« Ici, il n’y a que du papier, des ciseaux et de la colle. Bref, des trucs de gosses… » C’est comme ça que Sophie Chénel résume le contenu des 1 500 m2 de surface qui abritent la société familiale depuis 1974. « Avant nous étions déjà à Vanves, mais dans un autre quartier. » Elle représente la quatrième génération à la tête de Procédés Chénel. Une entreprise de 400 personnes hier, devenue PME aujourd’hui, mais avec la même mission : transformer du papier en décors pour des créateurs de tous horizons et de toutes nationalités. Car les papiers, à l’origine d’une cinquantaine de brevets déposés, sont des développements « maison » et des « non feu » : « Une particularité unique au monde », souligne Sophie Chénel. Quand on lui demande quelle profession elle exerce, elle répond : « Je fais de l’architecture de papiers. » Un drôle de métier pour celle qui voulait devenir architecte tout court. Mais une fois aux Beaux-Arts de Paris, après un bizutage un peu trop osé, l’étudiante a tiré sa révérence. Pour retrouver ses marques, direction un atelier de dessin, puis un double BTS de secrétariat de direction et commerce international. Ses premiers pas dans la vie active ont été à la direction juridique de Valeo, « où j’ai appris la rigueur ». La suite : à 27 ans, elle a le choix entre un job en or à Hong Kong ou rejoindre son père, Guy Chénel, dans les ateliers de Vanves. Elle a préféré la petite couronne francilienne à la mégalopole peuplée de gratte-ciels.

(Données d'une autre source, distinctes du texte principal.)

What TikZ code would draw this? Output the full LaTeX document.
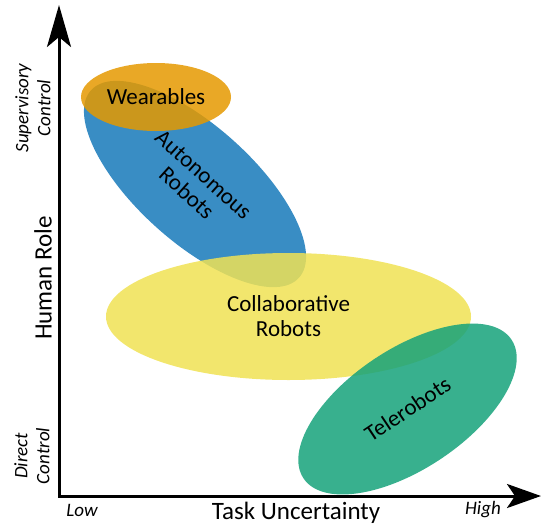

De la suite dans les idées et les mains dans le moteur…

Tout ce qui se fait chez Procédés Chénel relève de la fabrication artisanale et du « made in France ». Pas de posture, ni d'imposture dans le positionnement de la boîte. Et ce d’autant que Sophie Chénel n’aime pas le mensonge. Quand elle parle de développement durable et de responsabilité sociétale, ce n’est pas du bidon, ni pour faire bonne figure dans une friche culturelle à l’heure de l’apéro. Elle a de la suite dans les idées et les mains dans le moteur. Chaque année, elle recycle des décors périmés, offre des chutes aux étudiants en design ou en architecture et transforme quelque 3 tonnes de Drop® Paper, un composite à base de fibre de verre, polyester et cellulose, en Drop®Cake. C’est quoi ça ?  Une plaque rigide aux airs de millefeuille coloré, moucheté, avec laquelle d’autres décors voient le jour. Lauréat du prix Innov’up de la BPI, ce nouveau matériau a inspiré, en 2020, une vingtaine de designers, architectes et plasticiens – dont Soline d’Aboville et Marianne Guedin -, sous la direction artistique de la designer Sophie Larger. Tous ont imaginé objets, pièces de mobilier, sculptures, dont certains sont encore exposés dans les immenses locaux de Vanves. Un espace à part, « où l’on crée de la cocotte en papier jusqu’au hall de 50 000 m2 : ce n’est qu’une question d’échelle », explique Sophie Chénel. Entre les deux, les clients – architectes, designers, scénographes, organisateurs d’événements… - sont friands de cloisons, plafonds, luminaires, mobilier, accessoires… le tout modulable, portable, transportable et pensé sur mesure. Une personnalisation de chaque commande rendue possible grâce à une large palette de couleurs et un papier ignifugé qui se décline en calque, kraft, carton... la liste est longue. Une profusion de solutions qui plait à Magali Lancien. A l’origine de l’association French Craft, elle fédère savoir-faire, « excellence à la française » et « passeurs de pensées », comme elle dit. Procédés Chénel fait partie de l’aventure, aux côtés du Jacquard Français, Maison Bourgeon, Macéo Paris ou encore Ostraco Design.

Un décor XXL dans la salle des pas perdus des Beaux-Arts

En quête de mécènes, sponsors, partenaires, French Craft s’implique déjà auprès de ses adhérents. A la fin des années 2010, Magali Lancien a ainsi proposé à Sophie Chénel de concevoir un décor XXL dans la salle des pas perdus des Beaux-Arts de Paris. C’est donc en installant une immense cloison de papier que l’ancienne étudiante est revenue dans l’école qu’elle a fui autrefois. Une cloison aérienne, légère, éphémère, comme celle qui sépare aujourd’hui cette « architecte de papiers » des architectes tout court.